Do you have any fashion regrets?
Probably. I used to look nuts sometimes. [Laughs.] Let me look at my Instagram. I had some freaky Bushwick bangs in 2013. They were so short, and I kept doing them on any hairstyle I had. This one-inch fringe, that was the look at the time. I hate looking back at those photos!
What’s your favorite place to shop?
I’m a Poshmark girl. I feel like those people never know the value of their clothes. They sell them for really cheap and you can barter a little bit.
What’s your style pet peeve?
You know the leftover stuff at the thrift store that’s very ‘80s, with pointed shoulders? Very grandma? I really hate that look. It tries to sneak back!

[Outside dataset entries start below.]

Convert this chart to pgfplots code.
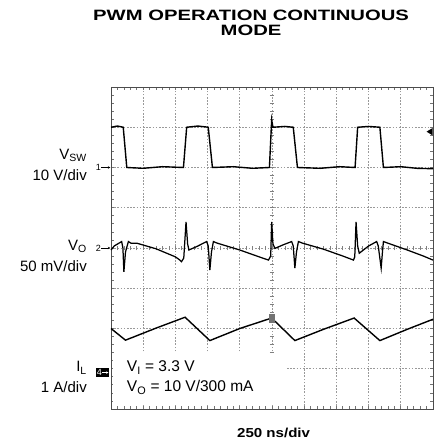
\documentclass[border=0pt]{standalone}
\usepackage{fontspec}
\setmainfont{Liberation Sans}
\usepackage{pgfplots}
\pgfplotsset{compat=1.18}
\usetikzlibrary{arrows.meta}
\begin{document}
\begin{tikzpicture}
\useasboundingbox (0,0) rectangle (438pt,446pt);
\begin{axis}[at={(111pt,37pt)}, anchor=south west,
  width=322pt, height=322pt, scale only axis,
  xmin=0, xmax=10, ymin=0, ymax=8,
  xtick={0,...,10}, ytick={0,...,8},
  minor x tick num=4, minor y tick num=4,
  xticklabels={}, yticklabels={},
  tick align=inside, major tick length=3pt, minor tick length=3pt,
  tick style={black!55, line width=0.7pt},
  xmajorgrids=true, ymajorgrids=true,
  major grid style={draw=black!40, dash pattern=on 1.6pt off 1.6pt, line width=0.9pt},
  axis line style={black!70, line width=0.9pt},
  clip=false]
% centre-line ticks
\pgfplotsinvokeforeach{1,...,49}{\draw[black!50, line width=0.7pt] (axis cs:#1/5,3.94) -- (axis cs:#1/5,4.06);}
\pgfplotsinvokeforeach{1,...,39}{\draw[black!50, line width=0.7pt] (axis cs:4.93,#1/5) -- (axis cs:5.07,#1/5);}
% white box behind the conditions
\fill[white] (axis cs:0.06,0.1) rectangle (axis cs:5.45,1.38);
% V_SW (channel 1), in divisions
\addplot[black, line width=1.4pt] coordinates {
(0,7.0) (0.2,7.03) (0.38,7.0) (0.49,6.0) (1.0,5.98) (1.6,6.02) (2.25,6.0) (2.35,7.0)
(2.7,7.03) (3.02,7.0) (3.15,6.0) (3.8,6.02) (4.4,5.98) (4.92,6.0) (4.99,7.18) (5.03,7.0)
(5.4,7.02) (5.66,7.0) (5.79,6.0) (6.5,5.98) (7.1,6.02) (7.58,6.0) (7.66,7.0) (8.0,7.02)
(8.35,7.0) (8.46,6.0) (9.0,6.02) (9.5,5.98) (10,5.97)};
% V_O (channel 2)
\addplot[black, line width=1.25pt] coordinates {
(0,3.95) (0.1,4.05) (0.33,4.16) (0.37,4.0) (0.40,3.41) (0.45,3.9) (0.54,4.16) (0.62,4.12)
(0.8,4.12) (1.4,3.98) (2.0,3.78) (2.14,3.70) (2.19,3.66) (2.26,3.75) (2.33,4.65) (2.38,4.1)
(2.42,3.95) (2.7,4.05) (2.97,4.16) (3.02,4.05) (3.07,3.45) (3.12,3.9) (3.18,4.16) (3.3,4.12)
(4.0,3.95) (4.6,3.78) (4.89,3.70) (4.96,3.80) (4.99,4.65) (5.03,4.1) (5.09,3.99) (5.35,4.08)
(5.61,4.16) (5.66,4.05) (5.71,3.50) (5.76,3.9) (5.82,4.16) (5.95,4.12) (6.6,3.97) (7.2,3.80)
(7.53,3.70) (7.57,3.78) (7.61,4.65) (7.66,4.05) (7.71,3.87) (8.0,4.05) (8.25,4.16) (8.30,4.05)
(8.39,3.50) (8.43,3.9) (8.46,4.16) (8.6,4.12) (9.2,3.95) (9.7,3.80) (10,3.70)};
% I_L (channel 4)
\addplot[black, line width=1.4pt] coordinates {
(0,2.00) (0.45,1.71) (1.4,2.01) (2.30,2.28) (3.07,1.70) (4.0,2.0) (4.99,2.26)
(5.71,1.70) (6.6,1.98) (7.55,2.26) (8.35,1.70) (9.2,1.98) (10,2.23)};
% trigger marker on I_L and trigger level marker
\fill[black!55] (axis cs:4.90,2.14) rectangle (axis cs:5.08,2.36);
\fill[black] (axis cs:9.80,6.89) -- (axis cs:9.985,6.98) -- (axis cs:9.985,6.80) -- cycle;
% channel markers
\node[font=\fontsize{9}{9}\selectfont, anchor=east, inner sep=0pt] at (axis cs:-0.31,6.0) {1};
\draw[-{Stealth[length=2.5pt,width=2.6pt]}, line width=0.6pt] (axis cs:-0.3,6.0) -- (axis cs:-0.02,6.0);
\node[font=\fontsize{9}{9}\selectfont, anchor=east, inner sep=0pt] at (axis cs:-0.31,4.0) {2};
\draw[-{Stealth[length=2.5pt,width=2.6pt]}, line width=0.6pt] (axis cs:-0.3,4.0) -- (axis cs:-0.02,4.0);
\fill[black] (axis cs:-0.47,0.80) rectangle (axis cs:-0.05,1.01);
\node[font=\fontsize{9}{9}\selectfont, anchor=east, inner sep=0pt, text=white] at (axis cs:-0.28,0.905) {4};
\draw[white, -{Stealth[length=2.2pt,width=2.4pt]}, line width=0.6pt] (axis cs:-0.27,0.905) -- (axis cs:-0.08,0.905);
% left labels
\begin{scope}[every node/.style={font=\fontsize{15}{17}\selectfont, anchor=base east, inner sep=0pt}]
\node at (axis cs:-0.745,6.21) {V\textsubscript{SW}};
\node at (axis cs:-0.745,5.68) {10 V/div};
\node at (axis cs:-0.745,3.94) {V\textsubscript{O}};
\node at (axis cs:-0.745,3.42) {50 mV/div};
\node at (axis cs:-0.745,0.92) {I\textsubscript{L}};
\node at (axis cs:-0.745,0.40) {1 A/div};
\end{scope}
% conditions
\begin{scope}[every node/.style={font=\fontsize{15.5}{17}\selectfont, anchor=base west, inner sep=0pt}]
\node at (axis cs:0.49,0.927) {V\textsubscript{I} = 3.3 V};
\node at (axis cs:0.49,0.43) {V\textsubscript{O} = 10 V/300 mA};
\end{scope}
% title and time base
\node[anchor=base, inner sep=0pt, font=\fontsize{15}{17}\selectfont\bfseries] at (axis cs:4.35,9.64) {\scalebox{1.35}[1]{PWM OPERATION CONTINUOUS}};
\node[anchor=base, inner sep=0pt, font=\fontsize{15}{17}\selectfont\bfseries] at (axis cs:4.35,9.28) {\scalebox{1.35}[1]{MODE}};
\node[anchor=base, inner sep=0pt, font=\fontsize{13}{15}\selectfont\bfseries] at (axis cs:5.05,-0.70) {\scalebox{1.16}[1]{250 ns/div}};
\end{axis}
\end{tikzpicture}
\end{document}
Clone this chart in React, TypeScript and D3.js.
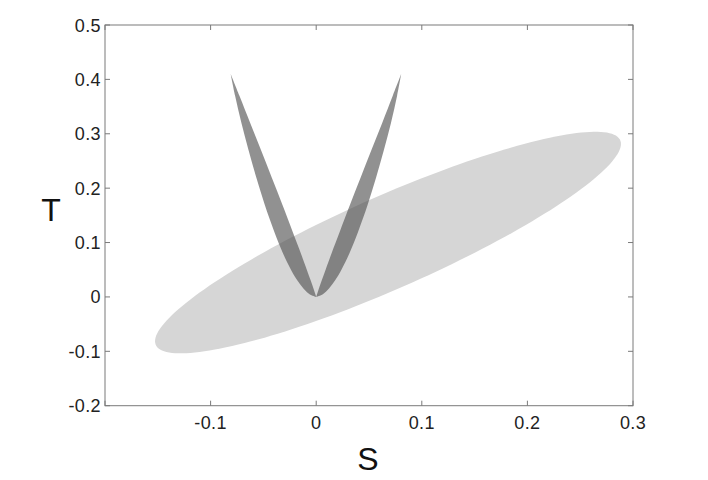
import React from "react";
import * as d3 from "d3";

const X_TICKS = [-0.2, -0.1, 0, 0.1, 0.2, 0.3];
const X_LABELS = ["", "-0.1", "0", "0.1", "0.2", "0.3"];
const Y_TICKS = [-0.2, -0.1, 0, 0.1, 0.2, 0.3, 0.4, 0.5];
const Y_LABELS = ["-0.2", "-0.1", "0", "0.1", "0.2", "0.3", "0.4", "0.5"];

// V-shaped region (two leaves), boundaries
const LEAF_T = [0, 0.005, 0.015, 0.03, 0.05, 0.08, 0.12, 0.17, 0.22, 0.27, 0.32, 0.37, 0.41];
const LEFT_OUTER_S = [0, -0.0063, -0.0119, -0.0178, -0.0239, -0.0314, -0.0397, -0.0488, -0.0568, -0.0641, -0.0708, -0.0768, -0.081];
const LEFT_INNER_S = [0, -0.0008, -0.0025, -0.0052, -0.0089, -0.0145, -0.0223, -0.0321, -0.0422, -0.0523, -0.0625, -0.0727, -0.081];
const RIGHT_OUTER_S = [0, 0.0063, 0.0119, 0.0178, 0.0239, 0.0314, 0.0397, 0.0488, 0.0568, 0.0641, 0.0708, 0.0766, 0.0805];
const RIGHT_INNER_S = [0, 0.0008, 0.0025, 0.0052, 0.0089, 0.0145, 0.0223, 0.0321, 0.0422, 0.0523, 0.0625, 0.0725, 0.0805];

// Ellipse (linearised region): centre, spreads, correlation
const ELLIPSE_CENTER = [0.068, 0.1];
const ELLIPSE_SD = [0.2206, 0.2037];
const ELLIPSE_RHO = 0.89;

const W = 708;
const H = 480;
const M = { left: 105, right: 633, top: 25, bottom: 405.7 };

export default function App() {
  const x = d3.scaleLinear().domain([-0.2, 0.3]).range([M.left, M.right]);
  const y = d3.scaleLinear().domain([-0.2, 0.5]).range([M.bottom, M.top]);

  const ellPts: [number, number][] = d3.range(0, 360, 2).map((deg) => {
    const t = (deg * Math.PI) / 180;
    const s = ELLIPSE_CENTER[0] + ELLIPSE_SD[0] * Math.cos(t);
    const tt =
      ELLIPSE_CENTER[1] +
      ELLIPSE_SD[1] * (ELLIPSE_RHO * Math.cos(t) + Math.sqrt(1 - ELLIPSE_RHO * ELLIPSE_RHO) * Math.sin(t));
    return [x(s), y(tt)];
  });
  const ellPath = d3.line().curve(d3.curveLinearClosed)(ellPts) || "";

  const leaf = (outer: number[], inner: number[]) => {
    const o: [number, number][] = outer.map((s, i) => [x(s), y(LEAF_T[i])]);
    const n: [number, number][] = inner.map((s, i) => [x(s), y(LEAF_T[i])]).reverse() as [number, number][];
    const gen = d3.line().curve(d3.curveCatmullRom.alpha(0.5));
    const a = gen(o) || "";
    const b = (gen(n) || "").replace(/^M[^C L]*/, "");
    return a + b.replace(/^C/, "C") + "Z";
  };

  const font = "'Liberation Sans', Arial, Helvetica, sans-serif";
  const axisColor = "#7a7a7a";
  const tickLen = 5;

  return (
    <svg width={W} height={H} style={{ position: "absolute", left: 0, top: 0, background: "#fff" }}>
      <path d={ellPath} fill="rgb(214,214,214)" />
      <path d={leaf(LEFT_OUTER_S, LEFT_INNER_S)} fill="rgb(81,81,81)" fillOpacity={0.63} />
      <path d={leaf(RIGHT_OUTER_S, RIGHT_INNER_S)} fill="rgb(81,81,81)" fillOpacity={0.63} />

      <rect x={M.left} y={M.top} width={M.right - M.left} height={M.bottom - M.top} fill="none" stroke={axisColor} strokeWidth={1} />

      {X_TICKS.map((v, i) => (
        <g key={"x" + i}>
          <line x1={x(v)} x2={x(v)} y1={M.bottom} y2={M.bottom - tickLen} stroke={axisColor} />
          <line x1={x(v)} x2={x(v)} y1={M.top} y2={M.top + tickLen} stroke={axisColor} />
          <text x={x(v)} y={429} textAnchor="middle" fontFamily={font} fontSize={18} letterSpacing={0.4} fill="#222">
            {X_LABELS[i]}
          </text>
        </g>
      ))}
      {Y_TICKS.map((v, i) => (
        <g key={"y" + i}>
          <line x1={M.left} x2={M.left + tickLen} y1={y(v)} y2={y(v)} stroke={axisColor} />
          <line x1={M.right} x2={M.right - tickLen} y1={y(v)} y2={y(v)} stroke={axisColor} />
          <text x={101} y={y(v) + 6.5} textAnchor="end" fontFamily={font} fontSize={18} letterSpacing={0.4} fill="#222">
            {Y_LABELS[i]}
          </text>
        </g>
      ))}

      <text x={51} y={221} textAnchor="middle" fontFamily={font} fontSize={32} fill="#111">
        T
      </text>
      <text x={368} y={470} textAnchor="middle" fontFamily={font} fontSize={32} fill="#111">
        S
      </text>
    </svg>
  );
}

When you’re on stage, what’s your go-to look? Is there an ensemble that you feel is best to wear when performing or spinning?
I get really hot, so it has to be as skimpy as possible. I try to base it around a wig—my whole look is based around my hair.
Like the Mary J. Blige unit you had a few months back.
Yes! I didn’t even know what I was going to wear until the wig came into play.
You’ve opened for Azealia Banks, performed at MoMA PS1 and with Boiler Room, and collaborated with Telfar Clemens—but what’s been the highlight of your year so far?
Probably when I was in Brazil. I was on a trip with my friends, and I went to shop and go to all of the markets. I found the coolest stuff. It’s so fun! So many different prints and things I had never thought of before. A lot of all white priestess looks. A lot of beaded jewelry, shells, cool spiritual stuff. I was like, whoa I can’t get this anywhere else!
Does the release of your new single mark a new style era for you?
Maybe. Maybe people will want to style me now! I always style myself, and I never pull looks because I never think about it that far ahead. I’ll just buy something. I want to try to have more fun with it, do a cool haircut, spice it up. I thought about if I ever performed the music, how would that look? I would want to have something really obnoxious on.